ISSN: 2182-2069 (printed) / ISSN: 2182-2077 (online)
Understanding the Effectiveness of SBOM Generation Tools for Manually Installed Packages in Docker Containers
Software Bill of Materials (SBOM), which is a standardized format for the machine-readable list of components included in software, is a key technology for addressing software supply chain attacks. Since Docker containers, now prevalent for software distribution and deployment, typically consists of hundreds of packages, the use of automation tools to generate their SBOMs is recommended. Currently, several OSS-based SBOM generation tools are available, playing indispensable roles in automating SBOM utilization. Generally, the tools make use of information from several package managers and databases of popular software to create SBOMs from the container images. On the other hand, some Docker containers include packages that were manually downloaded and installed by the authors without the package managers.
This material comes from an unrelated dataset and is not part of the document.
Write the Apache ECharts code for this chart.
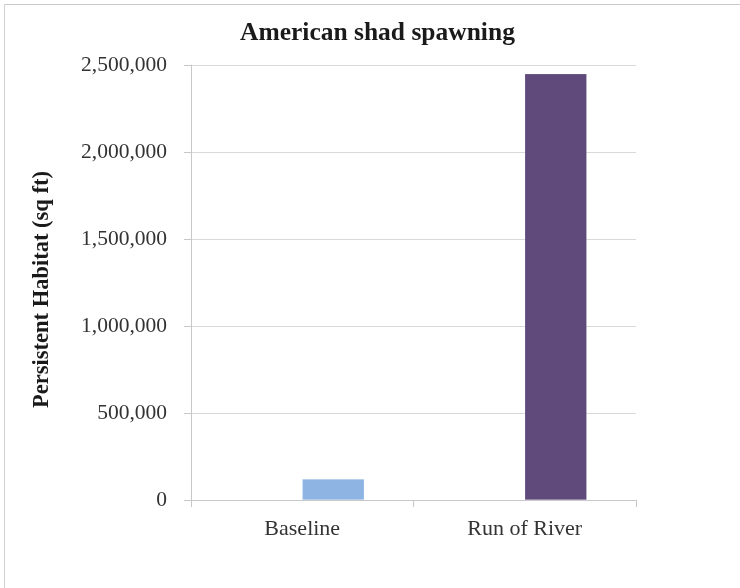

Despite this, few studies have been conducted on how pervasive manually installed packages are and how accurate SBOM generation tools are in identifying them. To investigate the issue, we collected 3500+ popular Docker container images from the Docker Hub and assessed the accuracy of the SBOMs generated by two prominent OSS tools. The result showed 3000+ manual installations of 800+ packages that are either downloaded with Linux commands or copied directly from host systems. 51% of the containers included one or more manually installed packages. We found that SBOM tools can overlook 30-70% of the installations, which include both recent and outdated versions of major software and many niche or specialized tools. In addition, at least 27.7% of the manually installed packages were executed or read using the default settings of the Docker containers, and neither of the tool identified 22.7% of them, including those with known CVE vulnerabilities. Finally, the results revealed that at least 1.1% of the installations are overlooked by the generators, although actively used and associated with known vulnerabilities.